One person's morality is the next person's source of humor.

We all try to make sense of the world, and as we're growing up, we realize that the way our elders made sense of the world was often quite twisted.

Take porn. These days access to it is, well, free and easy. It's not stunning, then, that young people are increasingly accepting it as a normal part of everyday existence.

A new study by faith-focused research organization the Barna Group offers a little voyeurism into this phenomenon.

Perhaps the one statistic that most shows how young people's concerns have presumably altered over time is this: 32 percent of young respondents said watching porn is "usually or always wrong." 56 percent said the same about not recycling.

When push comes to love, young people seem rather more concerned about whether their planet will survive than whether they will be cast into hell for watching others having sex.

There are more stimulating nuggets from this survey of 3,000 people, both young and older. (The full study will be published in April.)
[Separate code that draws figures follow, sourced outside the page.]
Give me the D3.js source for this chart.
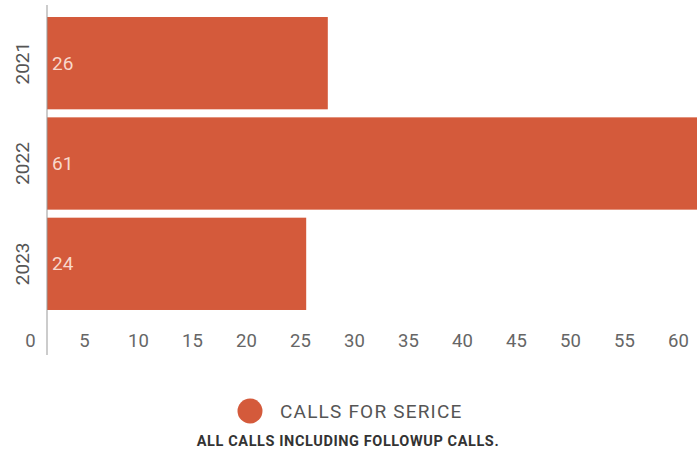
<!DOCTYPE html>
<html>
<head>
<meta charset="utf-8">
<script src="https://cdn.jsdelivr.net/npm/d3@7"></script>
<style>
  body { margin: 0; background: #fff; }
  text { font-family: Roboto, "Noto Sans", sans-serif; }
</style>
</head>
<body>
<div id="chart"></div>
<script>
// data
const years = ["2021", "2022", "2023"];
const calls = [26, 61, 24];
const xTicks = [0, 5, 10, 15, 20, 25, 30, 35, 40, 45, 50, 55, 60];
const seriesName = "CALLS FOR SERICE";
const footNote = "ALL CALLS INCLUDING FOLLOWUP CALLS.";

const width = 697, height = 455;
const barColor = "#d45a3b";

const svg = d3.select("#chart").append("svg")
  .attr("width", width)
  .attr("height", height);

const x = d3.scaleLinear().domain([0, 60]).range([47, 695]);
const y = d3.scaleBand().domain(years).range([13, 314]).paddingInner(0.08).paddingOuter(0.04);

// bars
svg.selectAll(".bar")
  .data(years.map((yr, i) => ({ year: yr, value: calls[i] })))
  .enter().append("rect")
  .attr("class", "bar")
  .attr("x", x(0))
  .attr("y", d => y(d.year))
  .attr("width", d => x(d.value) - x(0))
  .attr("height", y.bandwidth())
  .style("fill", barColor);

// value labels inside bars
svg.selectAll(".val")
  .data(years.map((yr, i) => ({ year: yr, value: calls[i] })))
  .enter().append("text")
  .attr("class", "val")
  .attr("x", x(0) + 5)
  .attr("y", d => y(d.year) + y.bandwidth() / 2)
  .attr("dy", "0.35em")
  .style("font-size", "19px")
  .style("fill", "#f8d8cc")
  .text(d => d.value);

// y axis line
svg.append("line")
  .attr("x1", x(0)).attr("x2", x(0))
  .attr("y1", 5).attr("y2", 355)
  .style("stroke", "#999")
  .style("stroke-width", 1);

// year labels (rotated)
svg.selectAll(".yr")
  .data(years)
  .enter().append("text")
  .attr("class", "yr")
  .attr("transform", d => `translate(22,${y(d) + y.bandwidth() / 2}) rotate(-90)`)
  .attr("text-anchor", "middle")
  .attr("dy", "0.35em")
  .style("font-size", "19px")
  .style("fill", "#555")
  .text(d => d);

// x tick labels
const xAxis = svg.append("g")
  .attr("transform", "translate(0,341)")
  .call(d3.axisBottom(x).tickValues(xTicks).tickSize(0).tickPadding(0));
xAxis.select(".domain").remove();
xAxis.selectAll("text")
  .attr("dx", -17)
  .attr("dy", "0.35em")
  .style("font-family", "Roboto, 'Noto Sans', sans-serif")
  .style("font-size", "18.5px")
  .style("fill", "#666");

// legend
svg.append("circle")
  .attr("cx", 250).attr("cy", 411).attr("r", 12.5)
  .style("fill", barColor);
svg.append("text")
  .attr("x", 280).attr("y", 411)
  .attr("dy", "0.35em")
  .style("font-size", "19px")
  .style("letter-spacing", "1.2px")
  .style("fill", "#555")
  .text(seriesName);

svg.append("text")
  .attr("x", 348).attr("y", 441)
  .attr("text-anchor", "middle")
  .attr("dy", "0.35em")
  .style("font-size", "14.5px")
  .style("letter-spacing", "0.6px")
  .style("font-weight", "bold")
  .style("fill", "#333")
  .text(footNote);
</script>
</body>
</html>
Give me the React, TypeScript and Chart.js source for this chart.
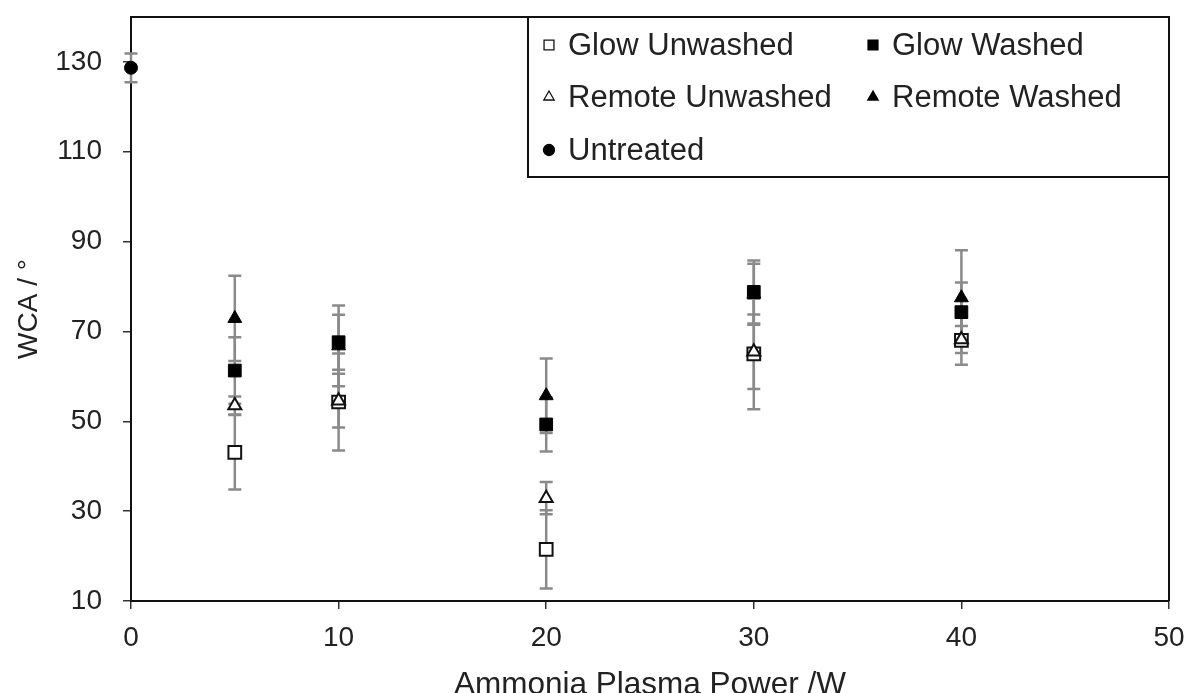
import React, { useEffect, useRef } from "react";
import { Chart, registerables } from "chart.js";
import { drawPoint } from "chart.js/helpers";

Chart.register(...registerables);

// Plasma power settings (W) for the treated samples
const powers = [5, 10, 20, 30, 40];

// Water contact angle means (°) and their standard deviations
const glowUnwashed = [43.1, 54.3, 21.5, 65.0, 68.0];
const glowUnwashedErr = [8.3, 10.8, 8.7, 12.3, 5.4];
const glowWashed = [61.3, 67.6, 49.3, 78.8, 74.3];
const glowWashedErr = [7.4, 6.1, 6.0, 7.0, 6.6];
const remoteUnwashed = [53.5, 54.6, 32.9, 65.5, 68.2];
const remoteUnwashedErr = [2.0, 6.0, 3.6, 8.3, 3.0];
const remoteWashed = [72.9, 66.8, 55.7, 78.3, 77.5];
const remoteWashedErr = [9.5, 9.0, 8.3, 6.8, 10.6];
const untreatedPower = [0];
const untreated = [128.7];
const untreatedErr = [3.2];

// Axis ticks
const xTicks = [0, 10, 20, 30, 40, 50];
const yTicks = [10, 30, 50, 70, 90, 110, 130];

const FONT = "'Liberation Sans', Arial, sans-serif";
const TEXT = "#222";

const toPoints = (xs: number[], ys: number[]) => xs.map((x, i) => ({ x, y: ys[i] }));

// Vertical error bars with caps, drawn under the markers
const errorBarPlugin = {
  id: "errorBars",
  beforeDatasetsDraw(chart: any) {
    const { ctx } = chart;
    const xs = chart.scales.x;
    const ys = chart.scales.y;
    const cap = 6.5;
    ctx.save();
    ctx.strokeStyle = "#8a8a8a";
    ctx.lineWidth = 2.5;
    chart.data.datasets.forEach((ds: any) => {
      ds.data.forEach((p: any, i: number) => {
        const e = ds.yErr[i];
        const px = xs.getPixelForValue(p.x);
        const top = ys.getPixelForValue(p.y + e);
        const bot = ys.getPixelForValue(p.y - e);
        ctx.beginPath();
        ctx.moveTo(px, top);
        ctx.lineTo(px, bot);
        ctx.moveTo(px - cap, top);
        ctx.lineTo(px + cap, top);
        ctx.moveTo(px - cap, bot);
        ctx.lineTo(px + cap, bot);
        ctx.stroke();
      });
    });
    ctx.restore();
  },
};

// Top and right sides of the plot frame
const framePlugin = {
  id: "frame",
  afterDatasetsDraw(chart: any) {
    const { ctx, chartArea: a } = chart;
    ctx.save();
    ctx.strokeStyle = "#111";
    ctx.lineWidth = 2;
    ctx.beginPath();
    ctx.moveTo(a.left, a.top);
    ctx.lineTo(a.right, a.top);
    ctx.lineTo(a.right, a.bottom);
    ctx.stroke();
    ctx.restore();
  },
};

// Boxed two-column legend in the upper right of the plot
const boxLegendPlugin = {
  id: "boxLegend",
  afterDraw(chart: any) {
    const { ctx, chartArea: a } = chart;
    const w = 641;
    const h = 160;
    const x0 = a.right - w;
    const y0 = a.top;
    const colX = [21, 345];
    const rowY = [28, 80, 133];
    ctx.save();
    ctx.fillStyle = "#fff";
    ctx.fillRect(x0, y0, w, h);
    ctx.strokeStyle = "#111";
    ctx.lineWidth = 2;
    ctx.strokeRect(x0, y0, w, h);
    chart.data.datasets.forEach((ds: any, i: number) => {
      const mx = x0 + colX[i % 2];
      const my = y0 + rowY[Math.floor(i / 2)];
      ctx.fillStyle = ds.backgroundColor;
      ctx.strokeStyle = ds.borderColor;
      ctx.lineWidth = 1.3;
      drawPoint(ctx, { pointStyle: ds.pointStyle, radius: ds.legendRadius, borderWidth: 1.3, rotation: 0 }, mx, my);
      ctx.fillStyle = TEXT;
      ctx.font = `31px ${FONT}`;
      ctx.textAlign = "left";
      ctx.textBaseline = "middle";
      ctx.fillText(ds.label, mx + 19, my + 1);
    });
    ctx.restore();
  },
};

export default function App() {
  const canvasRef = useRef<HTMLCanvasElement | null>(null);

  useEffect(() => {
    if (!canvasRef.current) return;
    const chart = new Chart(canvasRef.current, {
      type: "scatter",
      data: {
        // later series are painted over earlier ones
        datasets: [
          {
            label: "Glow Unwashed",
            data: toPoints(powers, glowUnwashed),
            yErr: glowUnwashedErr,
            order: 5,
            pointStyle: "rect",
            pointRadius: 9,
            legendRadius: 7,
            backgroundColor: "#fff",
            borderColor: "#111",
            borderWidth: 2,
          },
          {
            label: "Glow Washed",
            data: toPoints(powers, glowWashed),
            yErr: glowWashedErr,
            order: 4,
            pointStyle: "rect",
            pointRadius: 9,
            legendRadius: 7,
            backgroundColor: "#000",
            borderColor: "#000",
            borderWidth: 1,
          },
          {
            label: "Remote Unwashed",
            data: toPoints(powers, remoteUnwashed),
            yErr: remoteUnwashedErr,
            order: 3,
            pointStyle: "triangle",
            pointRadius: 7.5,
            legendRadius: 6,
            backgroundColor: "#fff",
            borderColor: "#111",
            borderWidth: 2,
          },
          {
            label: "Remote Washed",
            data: toPoints(powers, remoteWashed),
            yErr: remoteWashedErr,
            order: 2,
            pointStyle: "triangle",
            pointRadius: 8,
            legendRadius: 6,
            backgroundColor: "#000",
            borderColor: "#000",
            borderWidth: 1,
          },
          {
            label: "Untreated",
            data: toPoints(untreatedPower, untreated),
            yErr: untreatedErr,
            order: 1,
            pointStyle: "circle",
            pointRadius: 6.5,
            legendRadius: 5.5,
            backgroundColor: "#000",
            borderColor: "#000",
            borderWidth: 1,
          },
        ] as any,
      },
      options: {
        responsive: false,
        animation: false,
        events: [],
        clip: false as any,
        layout: { padding: { left: 0, top: 17, right: 20, bottom: 0 } },
        plugins: {
          legend: { display: false },
          tooltip: { enabled: false },
        },
        scales: {
          x: {
            type: "linear",
            min: 0,
            max: 50,
            afterBuildTicks: (s: any) => {
              s.ticks = xTicks.map((v) => ({ value: v }));
            },
            afterFit: (s: any) => {
              s.height = 92;
              s.paddingLeft = 0;
              s.paddingRight = 0;
              s.paddingTop = 0;
              s.paddingBottom = 0;
            },
            grid: { drawOnChartArea: false, tickLength: 8, color: "#333", lineWidth: 1.5 },
            border: { color: "#111", width: 2 },
            ticks: { color: TEXT, font: { family: FONT, size: 28 }, padding: 12, maxRotation: 0 },
            title: {
              display: true,
              text: "Ammonia Plasma Power /W",
              color: TEXT,
              font: { family: FONT, size: 31.5, lineHeight: "20px" },
              padding: { top: 0, bottom: -2 },
            },
          },
          y: {
            type: "linear",
            min: 10,
            max: 140,
            afterBuildTicks: (s: any) => {
              s.ticks = yTicks.map((v) => ({ value: v }));
            },
            afterFit: (s: any) => {
              s.width = 131;
              s.paddingLeft = 0;
              s.paddingRight = 0;
              s.paddingTop = 0;
              s.paddingBottom = 0;
            },
            grid: { drawOnChartArea: false, tickLength: 8, color: "#333", lineWidth: 1.5 },
            border: { color: "#111", width: 2 },
            ticks: { color: TEXT, font: { family: FONT, size: 28 }, padding: 21 },
            title: {
              display: true,
              text: "WCA / °",
              color: TEXT,
              font: { family: FONT, size: 28 },
              padding: { top: 12, bottom: 0 },
            },
          },
        },
      } as any,
      plugins: [errorBarPlugin, framePlugin, boxLegendPlugin],
    });
    return () => chart.destroy();
  }, []);

  return (
    <div style={{ position: "fixed", left: 0, top: 0, width: 1189, height: 693, background: "#fff" }}>
      <canvas ref={canvasRef} width={1189} height={693} style={{ display: "block" }} />
    </div>
  );
}
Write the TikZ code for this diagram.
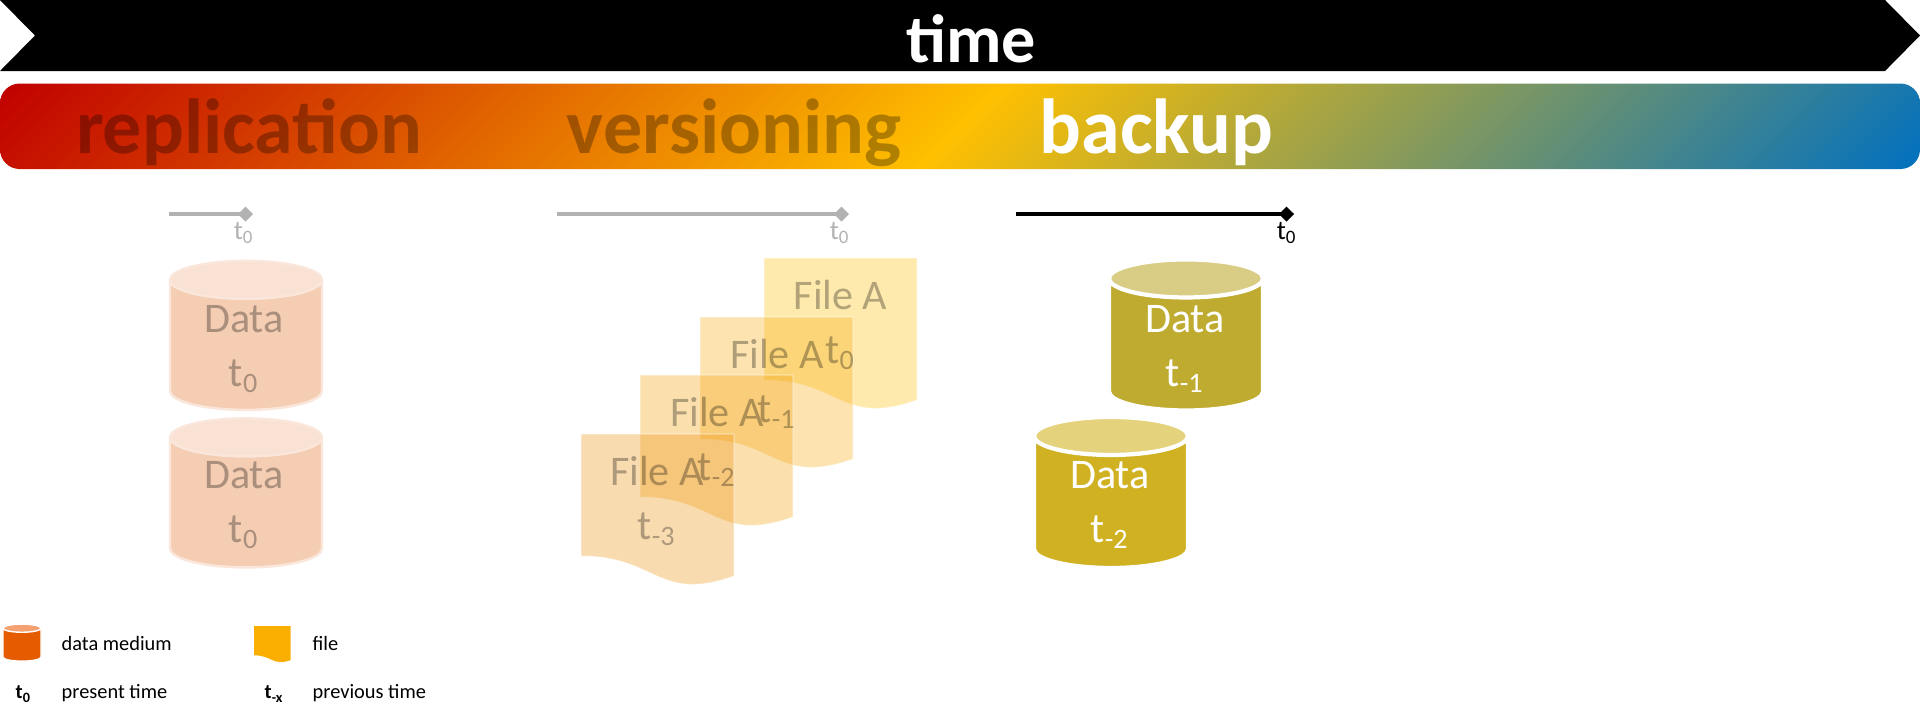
\documentclass[tikz,border=0pt]{standalone}
\usepackage{fontspec}
\setmainfont{Carlito}
\usetikzlibrary{
    positioning,
    arrows.meta,
    shapes.geometric
}
\definecolor{bar-red}{HTML}{C00000}
\definecolor{bar-yellow}{HTML}{FFC000}
\definecolor{bar-blue}{HTML}{0070C0}
\pgfdeclarehorizontalshading{barfill}{14.18cm}{
    color(0cm)=(bar-red);
    color(7.09cm)=(bar-yellow);
    color(14.18cm)=(bar-blue)
}

\begin{document}
\begin{tikzpicture}[
    y=-1cm,
    title/.style={
    	inner sep=0pt, font=\bfseries\fontsize{22.2}{26}\selectfont
    }, faded/.style={
    	text=black, text opacity=.3
    }, label/.style={
    	inner sep=0pt, align=center, font=\fontsize{12}{15.4}\selectfont
    }, small/.style={
    	inner sep=0pt, anchor=west, font=\fontsize{5.8}{7}\selectfont
    }, tick/.style={
    	inner sep=0pt, font=\fontsize{7.7}{9}\selectfont
    }, tline/.style={
    	-{Diamond[length=1.5mm,width=1.5mm]},
    	line width=1pt
    }, drum/.style={
    	cylinder, shape border rotate=90, aspect=.5, cylinder uses custom fill,
    	text width=.76cm, minimum width=1.54cm, minimum height=1.51cm, inner sep=0pt, outer sep=0pt
    }, sheet/.style={
    	draw=white, draw opacity=.4, line width=.3pt, fill opacity=.33
    }]
    \definecolor{my-line}{HTML}{B2B2B2}
    \definecolor{my-rep}{HTML}{F4CDB3}
    \definecolor{my-rep2}{HTML}{F9E1D3}
    \definecolor{my-rep3}{HTML}{FAE6DA}
    \definecolor{my-back1}{HTML}{BFAB30}
    \definecolor{my-back1b}{HTML}{D9CC85}
    \definecolor{my-back2}{HTML}{D0B122}
    \definecolor{my-back2b}{HTML}{E5D27C}
    \definecolor{my-med}{HTML}{E55C00}
    \definecolor{my-med2}{HTML}{F4A071}
    \definecolor{my-fileD}{HTML}{FFBF0A}
    \definecolor{my-fileC}{HTML}{F6AA0D}
    \definecolor{my-fileB}{HTML}{F3A10A}
    \definecolor{my-fileA}{HTML}{ED9210}
    \definecolor{my-icon}{HTML}{FAAE00}

    \useasboundingbox (0,0) rectangle (19.2,7.03);

    %%% time arrow
    \fill[black] (0,0) -- (18.85,0) -- (19.2,.355) -- (18.85,.71) -- (0,.71) -- (.35,.355) -- cycle;
    \node[title, text=white, font=\bfseries\fontsize{19.4}{23}\selectfont] (time) at (9.71,.385) {time};

    %%% gradient bar
    \begin{scope}
    	\clip[rounded corners=14\pgflinewidth] (0,.835) rectangle (19.2,1.69);
    	\node[inner sep=0pt, rotate=-45] (barfill) at (9.6,1.2625) {\pgfuseshading{barfill}};
    \end{scope}
    \node[title, faded, anchor=base] (replication) at (2.49,1.53) {replication};
    \node[title, faded, anchor=base] (versioning) at (7.34,1.53) {versioning};
    \node[title, text=white, anchor=base] (backup) at (11.565,1.53) {backup};

    %%% timelines
    \coordinate (line1-s) at (1.69,2.14);
    \coordinate (line1-e) at (2.53,2.14);
    \coordinate (line2-s) at (5.57,2.14);
    \coordinate (line2-e) at (8.49,2.14);
    \coordinate (line3-s) at (10.16,2.14);
    \coordinate (line3-e) at (12.94,2.14);
    \draw[tline, my-line] (line1-s) -- (line1-e);
    \draw[tline, my-line] (line2-s) -- (line2-e);
    \draw[tline, black] (line3-s) -- (line3-e);
    \node[tick, text=my-line] (t1) at (2.44,2.33) {t\textsubscript{0}};
    \node[tick, text=my-line] (t2) at (8.40,2.33) {t\textsubscript{0}};
    \node[tick, text=black] (t3) at (12.87,2.33) {t\textsubscript{0}};

    %%% replication
    \node[drum, draw=my-rep3, line width=.7pt, minimum width=1.52cm, minimum height=1.49cm, cylinder body fill=my-rep, cylinder end fill=my-rep2] (rep1) at (2.46,3.455) {};
    \node[drum, draw=my-rep3, line width=.7pt, minimum width=1.52cm, minimum height=1.49cm, cylinder body fill=my-rep, cylinder end fill=my-rep2] (rep2) at (2.46,5.03) {};
    \node[label, faded] (rep1-text) at (2.44,3.49) {Data\\t\textsubscript{0}};
    \node[label, faded] (rep2-text) at (2.44,5.05) {Data\\t\textsubscript{0}};

    %%% versioning
    \path[sheet, fill=my-fileD, shift={(7.64,2.58)}] (0,0) -- (1.53,0) -- (1.53,1.42) .. controls (.765,1.69) and (.765,1.22) .. (0,1.22) -- cycle;
    \path[sheet, fill=my-fileC, shift={(7.00,3.17)}] (0,0) -- (1.53,0) -- (1.53,1.42) .. controls (.765,1.69) and (.765,1.22) .. (0,1.22) -- cycle;
    \path[sheet, fill=my-fileB, shift={(6.40,3.75)}] (0,0) -- (1.53,0) -- (1.53,1.42) .. controls (.765,1.69) and (.765,1.22) .. (0,1.22) -- cycle;
    \path[sheet, fill=my-fileA, shift={(5.81,4.34)}] (0,0) -- (1.53,0) -- (1.53,1.42) .. controls (.765,1.69) and (.765,1.22) .. (0,1.22) -- cycle;
    \node[label, faded] (file-d) at (8.405,3.25) {File A\\t\textsubscript{0}};
    \node[label, faded] (file-c) at (7.77,3.84) {File A\\t\textsubscript{-1}};
    \node[label, faded] (file-b) at (7.17,4.42) {File A\\t\textsubscript{-2}};
    \node[label, faded] (file-a) at (6.57,5.01) {File A\\t\textsubscript{-3}};

    %%% backup
    \node[drum, draw=white, line width=1.2pt, cylinder body fill=my-back1, cylinder end fill=my-back1b] (back1) at (11.86,3.455) {};
    \node[drum, draw=white, line width=1.2pt, cylinder body fill=my-back2, cylinder end fill=my-back2b] (back2) at (11.11,5.03) {};
    \node[label, text=white] (back1-text) at (11.85,3.49) {Data\\t\textsubscript{-1}};
    \node[label, text=white] (back2-text) at (11.10,5.05) {Data\\t\textsubscript{-2}};

    %%% legend
    \node[drum, draw=white, line width=.4pt, aspect=.27, text width=.3cm, minimum width=.38cm, minimum height=.37cm, cylinder body fill=my-med, cylinder end fill=my-med2] (icon-med) at (.22,6.45) {};
    \node[small] (lab-med) at (.61,6.43) {data medium};
    \fill[my-icon, shift={(2.54,6.26)}, scale=.24] (0,0) -- (1.53,0) -- (1.53,1.42) .. controls (.765,1.69) and (.765,1.22) .. (0,1.22) -- cycle;
    \node[small] (lab-file) at (3.12,6.43) {file};
    \node[small, font=\bfseries\fontsize{5.8}{7}\selectfont] (lab-t0) at (.15,6.94) {t\textsubscript{0}};
    \node[small] (lab-now) at (.61,6.93) {present time};
    \node[small, font=\bfseries\fontsize{5.8}{7}\selectfont] (lab-tx) at (2.64,6.94) {t\textsubscript{-x}};
    \node[small] (lab-prev) at (3.12,6.93) {previous time};

\end{tikzpicture}
\end{document}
Almost half the young respondents said they encountered porn at least once a week -- even on those rare occasions when they weren't actually looking for it. More than half of women under 25 said they seek out porn. (Among men under 25, the number was 81 percent.)

The study also explains that one reason both teens and older adults turn to porn is because it's less risky than actual sex.

Morality, though, is a curious thing. While many people might be more accepting of porn as a regular part of one's psychological diet, there is less forgiveness when a man of the cloth indulges.

Among adult Christians studied, 41 percent said pastors should be fired or asked to resign if they're found to have sneaked a peek at porn.

The personal guilt associated with porn seems to be rapidly abating, however.

The researchers say that a small minority of adults feel guilt about watching pleasures of the flesh. Teens are the most likely to feel guilt, but these are still a small minority. Practicing Christians are twice as likely to feel they're doing something immoral.

The vast majority of these respondents said they watched porn online. Perhaps that very ease -- and a certain social liberalism among people in general -- has led to an acceptance of the idea that porn is really just porn, something to be enjoyed, rather than feared.

This research put it very openly: "People use porn for the obvious: arousal. But also for boredom, curiosity and fun."

So it's not too dissimilar to sex, then, is it?